フィッシュマンズの歌詞
海外の音楽を歌詞を十分に理解できずに聴いていたことのほうが多かったのは、日本語の歌詞はあまりにも意味が強く入ってきすぎて、受けいれられない歌詞が多かったからかもしれない。例えば宇多田ヒカルは好きだが、ときに彼女の歌詞はあまりにもつらい。まあ、その他大勢のまったく気に入らない歌詞の歌より全然いいんだけど。一番好きな歌詞を書くのは、フィッシュマンズ佐藤伸治だ。フィッシュマンズは近年欧米で再評価されているそうだが、歌詞はどの程度理解され伝わっているのだろうか?
まず、「四つ階段を駆け上がって。」この躍動感。軽快さ。浮かび上がるマンションかアパートの階段を駆け上がる光景。おそらく身体が弱い君の眠たそうな空気。調子がよければいいね。君に逢える、それだけで陽気に浮かび上がる心。いまはこんなだけど、あと10年もたてば何でもできそうな気がする。でも、ただ浮かれ続けてはいられない。そんなのウソだって本当はわかってるから。「僕は、いつまでも、何も、できないだろう。」そう歌われた言葉にはっとさせられる。

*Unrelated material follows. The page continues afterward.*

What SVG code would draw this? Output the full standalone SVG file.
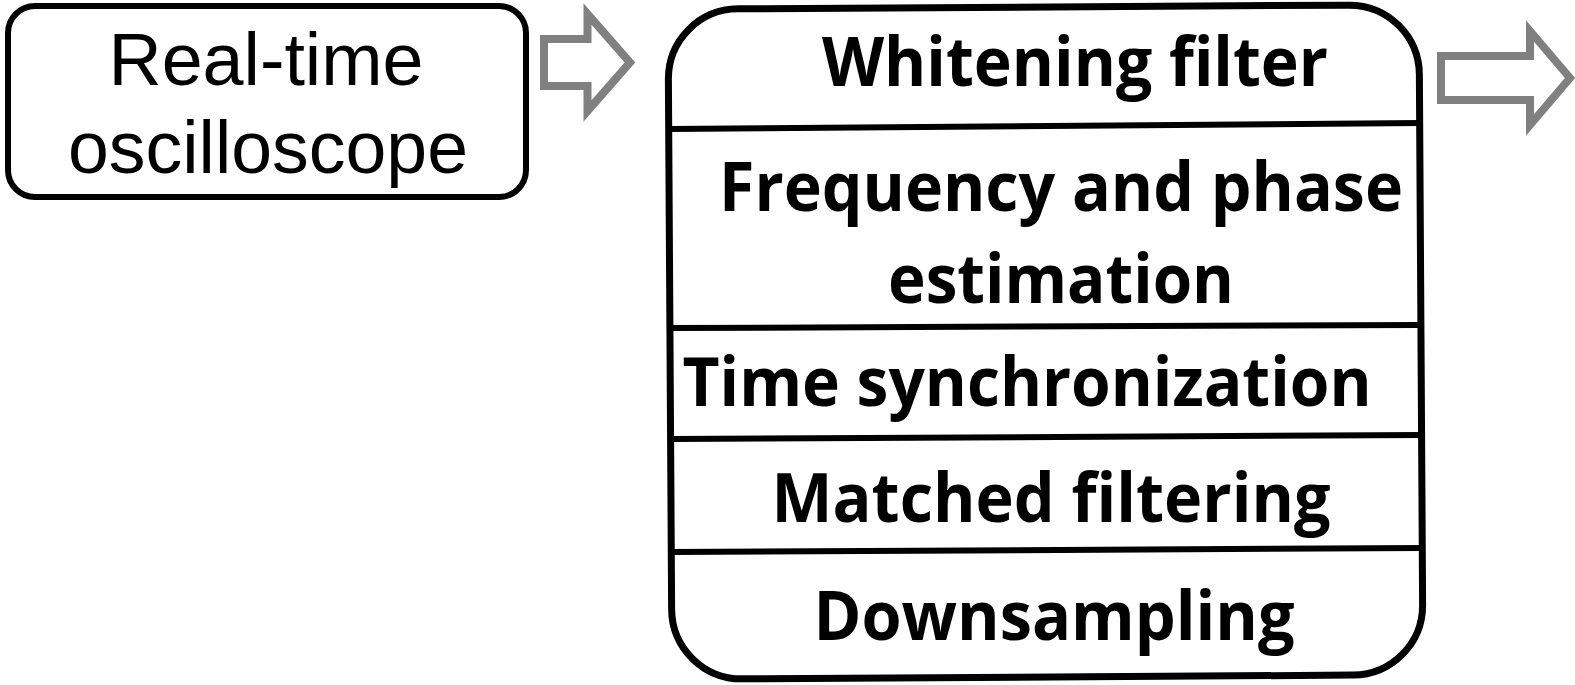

佐藤伸治の書く詩では、彼女はだいたい眠っていて、眠っている顔が一番好きで。東京地方は大雨で。なにかに夢中になって暮らしていて。彼女だけが知ってる笑顔があればそれでよくて。もう知識はいらなくて。未来は明るいといいきかせてて。二人ぼっちで。夕日はおれんじのまんまるで。半分夢の中で、いつでも音楽がなってる。そういう世界だからレゲエのリズムで、あのやさしい声で、最高の演奏で奏でられる。かなしいんだけどやさしい。まともであれば世界は悲しい。佐藤伸治はまともだったからずっと悲しかった。それであまりにもまともだったので、いなくなってしまった。こんな歌詞を書ける人はもうでてこないだろう。